Donors and Measuring Success
For locally led and flexible approaches to gain ground, donors have to be brought aboard too. Some donors try to lock things in at the beginning and to remove flexibility later on. Andrews: “So during and after the workshop we spent a lot of time talking about: how do you buy that flexibility later on. How do you use things like logical frameworks in more flexible ways? I think that you can use exactly the same tools, just in more flexible ways.”
Andrews does not recognise the dichotomy between inflexible donors on one side and governments and NGOs on the other. Across the board, organisations struggle to create space for more flexibility, not only on the donor side.
One of these struggles has to deal with measuring success in ways that help us understand how people learn, rather than simply looking at meaningless milestones. Wild: “Often people are stuck with a particular set of project and reporting frameworks, so all of the things they are doing that are actually making a difference – the way they are adapting, learning, or navigating local relationships – don´t get reported on. We need some kind of benchmarks to know what a genuinely locally led process looks like.”
In Andrew´s view, many policy makers underestimate the difficulty of planning in developmental environments. In a controlled and developed environment, planning a project is relatively easy; you know your objectives and you know how to fulfill and measure them. DDD practitioners know that the reality looks different: “The problem is that if development looks like going from St. Louis to the west coast in 1803, it´s a different strategy. You don´t have any roads, you don´t know where the west coast is, and you don´t know where your milestones are going to be. And if you were to lay a 2013 map onto a team and say: “Go to Albuquerque”, they would say “where´s Albuquerque?” And then on the first day, they would find out that the road to Albuquerque doesn´t exist. So you want them to be learning step by step how to get to the west-coast. So you want to be saying: “OK, when you said you were going to get to Albuquerque, what were the assumptions that you made, and what did you learn about your assumptions? What step did you take? What capacities did you build as you were moving on?” Those things are as important (or maybe more important) than the question: Did you spend the money?”
DDD in 2015
2015 is an interesting year for the development sector, in which the world awaits a new set of global commitments. Although the CID and ODI by no means have a political agenda related to the post-2015 Millennium Development Goals, the DDD community does realise that ideas need to be cultivated, marketed, and taught. Each organisation has to look at itself and contribute to change in its own way. The website and the manifesto just help facilitate it. Wild: “We don´t want to be sitting here in 2030 or 2040 saying: Don’t we need to do things differently?”

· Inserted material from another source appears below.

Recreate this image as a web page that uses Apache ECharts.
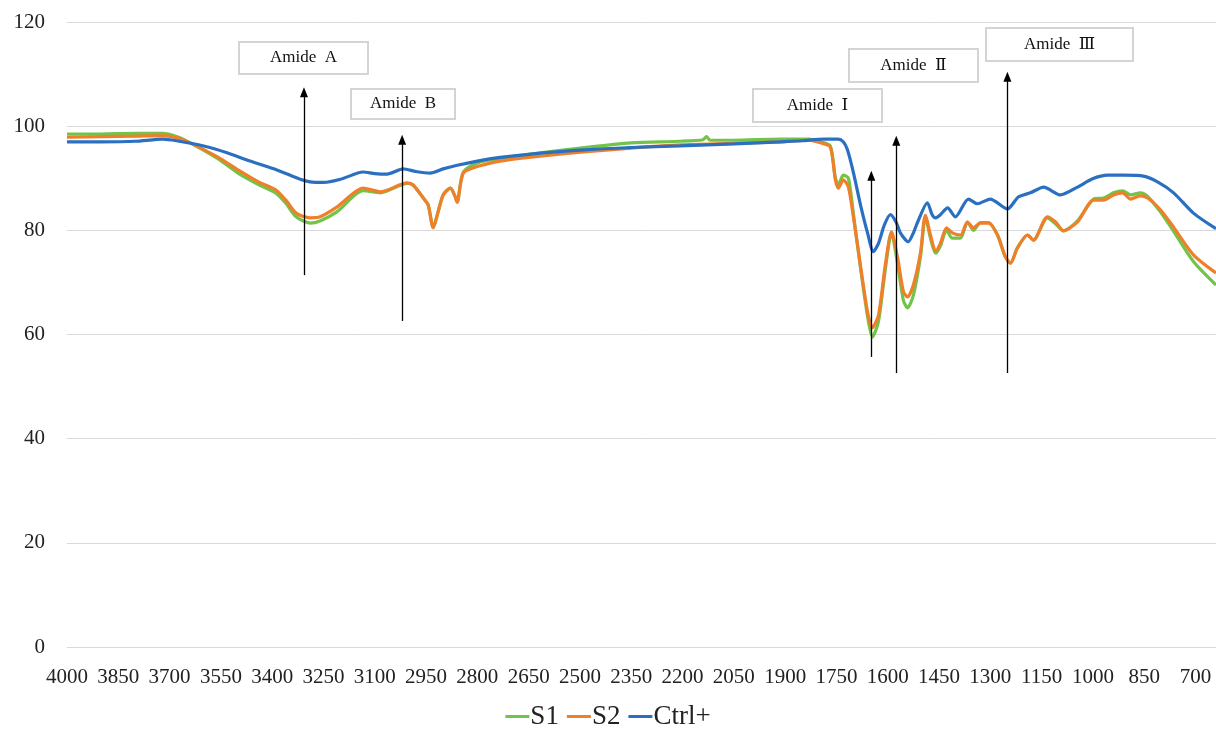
<!DOCTYPE html>
<html>
<head>
<meta charset="utf-8">
<script src="https://cdn.jsdelivr.net/npm/echarts@6/dist/echarts.min.js"></script>
<style>
html,body{margin:0;padding:0;background:#fff;}
#chart{width:1216px;height:735px;}
</style>
</head>
<body>
<div id="chart"></div>
<script>
// ---- data (wavenumber cm-1, transmittance %) ----
const s1Wn = [4000,3900,3800,3720,3680,3640,3560,3500,3440,3390,3360,3330,3289,3260,3210,3134,3084,3005,2988,2958,2944,2929,2915,2900,2879,2865,2859,2841,2792,2733,2650,2499,2350,2207,2140,2130,2120,2050,1914,1830,1797,1768,1753,1744,1730,1715,1700,1680,1659,1645,1627,1607,1589,1571,1554,1542,1525,1504,1490,1475,1460,1446,1428,1411,1387,1367,1349,1329,1305,1279,1256,1241,1221,1191,1174,1133,1109,1086,1045,998,969,940,913,890,861,840,802,764,706,640];
const s1Val = [98.5,98.5,98.6,98.6,98.0,96.8,93.8,91.0,88.8,87.2,85.2,82.6,81.4,81.8,83.6,87.6,87.2,89.0,88.7,86.2,84.9,80.5,83.5,86.8,88.1,86.5,85.4,91.2,93.1,93.8,94.6,95.8,96.8,97.1,97.4,98.0,97.3,97.3,97.5,97.5,97.0,96.2,90.0,88.8,90.6,90.0,83.0,73.0,63.5,59.5,62.5,72.5,79.5,73.5,66.5,65.1,67.5,75.0,82.6,78.5,75.6,77.0,80.0,78.5,78.5,81.6,80.0,81.5,81.5,79.1,74.9,73.7,76.6,79.1,78.1,82.4,81.2,79.9,81.8,86.0,86.2,87.2,87.6,86.8,87.2,86.5,83.5,79.8,74.0,69.5];

const s2Wn = [4000,3900,3800,3720,3680,3640,3560,3500,3440,3390,3360,3330,3289,3260,3210,3134,3084,3005,2988,2958,2944,2929,2915,2900,2879,2865,2859,2841,2792,2733,2650,2499,2350,2207,2050,1914,1830,1797,1768,1753,1744,1730,1715,1700,1680,1659,1645,1627,1607,1589,1571,1554,1542,1525,1504,1490,1475,1460,1446,1428,1411,1387,1367,1349,1329,1305,1279,1256,1241,1221,1191,1174,1133,1109,1086,1045,998,969,940,913,890,861,840,802,764,706,640];
const s2Val = [97.9,98.0,98.1,98.2,97.8,96.8,94.1,91.6,89.3,87.8,85.8,83.3,82.4,82.6,84.5,88.1,87.4,89.1,88.7,86.2,84.9,80.5,83.5,86.8,88.1,86.5,85.4,91.0,92.4,93.3,94.0,95.0,95.8,96.4,96.7,97.0,97.3,96.8,96.0,89.7,88.1,89.7,88.3,82.4,73.4,64.3,61.3,63.7,73.4,79.7,74.7,68.2,67.2,69.5,75.8,82.9,79.1,76.0,77.5,80.5,79.5,79.1,81.6,80.5,81.4,81.4,79.1,74.9,73.7,76.6,79.1,78.1,82.6,81.6,79.9,81.6,85.8,85.8,86.8,87.2,86.0,86.6,86.2,83.9,80.6,75.3,71.8];

const ctrlWn = [4000,3900,3800,3720,3680,3600,3532,3465,3386,3318,3289,3250,3200,3134,3100,3064,3017,2980,2938,2900,2859,2800,2733,2650,2499,2350,2207,2050,1914,1850,1788,1745,1730,1718,1700,1680,1659,1642,1627,1610,1592,1575,1563,1540,1525,1513,1484,1470,1460,1446,1425,1402,1364,1338,1300,1250,1218,1183,1144,1095,1045,1001,957,910,852,811,764,706,640];
const ctrlVal = [97.0,97.0,97.1,97.5,97.2,96.2,94.9,93.3,91.6,89.8,89.3,89.2,89.8,91.2,90.9,90.8,91.8,91.3,91.0,91.8,92.5,93.3,94.0,94.6,95.4,95.9,96.2,96.6,97.0,97.2,97.5,97.5,97.0,95.5,91.0,85.0,79.5,75.9,77.5,81.0,83.0,81.5,79.5,77.8,79.5,81.5,85.3,83.0,82.4,83.0,84.3,82.6,86.0,85.1,86.0,84.1,86.4,87.2,88.3,86.8,88.3,89.9,90.6,90.6,90.4,89.3,87.2,83.3,80.3];

const xTickLabels = [4000,3850,3700,3550,3400,3250,3100,2950,2800,2650,2500,2350,2200,2050,1900,1750,1600,1450,1300,1150,1000,850,700];
const seriesNames = ['S1','S2','Ctrl+'];

// annotation arrows: [wavenumber, from value, to value]
const arrowWn = [3307, 3020, 1648, 1575, 1250];
const arrowFrom = [71.4, 62.6, 55.7, 52.6, 52.6];
const arrowTo = [106.5, 97.4, 90.5, 97.2, 109.5];
const annotTexts = ['Amide  A','Amide  B','Amide  Ⅰ','Amide  Ⅱ','Amide  Ⅲ'];

const zip = (a, b) => a.map((v, i) => [v, b[i]]);
const colors = ['#72c34a', '#f07f2a', '#2b70c0'];
const FONT = '"Liberation Serif","DejaVu Serif",serif';

const chart = echarts.init(document.getElementById('chart'));

const boxes = [
  {x:238, y:41, w:129, h:32},
  {x:350, y:88, w:104, h:30},
  {x:752, y:88, w:129, h:33},
  {x:848, y:48, w:129, h:33},
  {x:985, y:27, w:147, h:33}
];

const graphics = boxes.map((b, i) => ({
  type: 'group',
  left: b.x, top: b.y,
  children: [
    {type:'rect', shape:{x:0,y:0,width:b.w,height:b.h}, style:{fill:'#fff', stroke:'#d4d4d4', lineWidth:2}},
    {type:'text', x:b.w/2, y:b.h/2, style:{text:annotTexts[i], font:'17px ' + FONT, fill:'#111', align:'center', verticalAlign:'middle'}}
  ]
}));

const mkLineData = arrowWn.map((w, i) => [
  {coord:[w, arrowFrom[i]]},
  {coord:[w, arrowTo[i]]}
]);

chart.setOption({
  animation: false,
  backgroundColor: '#fff',
  color: colors,
  grid: {left: 67, right: 0, top: 22, bottom: 88, containLabel: false},
  xAxis: {
    type: 'value', inverse: true, min: 640, max: 4000,
    axisLine: {show: false}, axisTick: {show: false}, splitLine: {show: false},
    axisLabel: {customValues: xTickLabels, formatter: v => String(v), fontFamily: FONT, fontSize: 21, color: '#222', margin: 20, showMinLabel: true, showMaxLabel: true}
  },
  yAxis: {
    type: 'value', min: 0, max: 120, interval: 20,
    axisLine: {show: false}, axisTick: {show: false},
    splitLine: {lineStyle: {color: '#d9d9d9', width: 1}},
    axisLabel: {fontFamily: FONT, fontSize: 21, color: '#222', margin: 22}
  },
  legend: {
    bottom: 0, left: 'center',
    data: seriesNames,
    icon: 'rect', itemWidth: 24, itemHeight: 3, itemGap: 8,
    textStyle: {fontFamily: FONT, fontSize: 27, color: '#222', padding: [0,0,0,-4]}
  },
  graphic: graphics,
  series: [
    {name: seriesNames[0], type: 'line', data: zip(s1Wn, s1Val), showSymbol: false, smooth: 0.25, lineStyle: {width: 3.2, color: colors[0]}, z: 2},
    {name: seriesNames[1], type: 'line', data: zip(s2Wn, s2Val), showSymbol: false, smooth: 0.25, lineStyle: {width: 3.2, color: colors[1]}, z: 3},
    {name: seriesNames[2], type: 'line', data: zip(ctrlWn, ctrlVal), showSymbol: false, smooth: 0.25, lineStyle: {width: 3.2, color: colors[2]}, z: 4,
     markLine: {
       silent: true, animation: false,
       symbol: ['none', 'triangle'], symbolSize: [8, 10],
       label: {show: false},
       lineStyle: {color: '#000', width: 1.3, type: 'solid'},
       emphasis: {disabled: true},
       data: mkLineData
     }}
  ]
});
</script>
</body>
</html>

The manifesto currently has a community of over 400 signatories from 60 countries, with more organisations (Including ReSeT and its Polis Project) joining every week. Besides people meeting in small groups, the CID and ODI frequently organise events and publish research on DDD approaches to development cooperation. The recently published DDD website also includes a blog, forum, and videos of organisations in the community. Additionally, ODI has just launched a report called Adapting Development, which picks up on many of the themes discussed in the interview.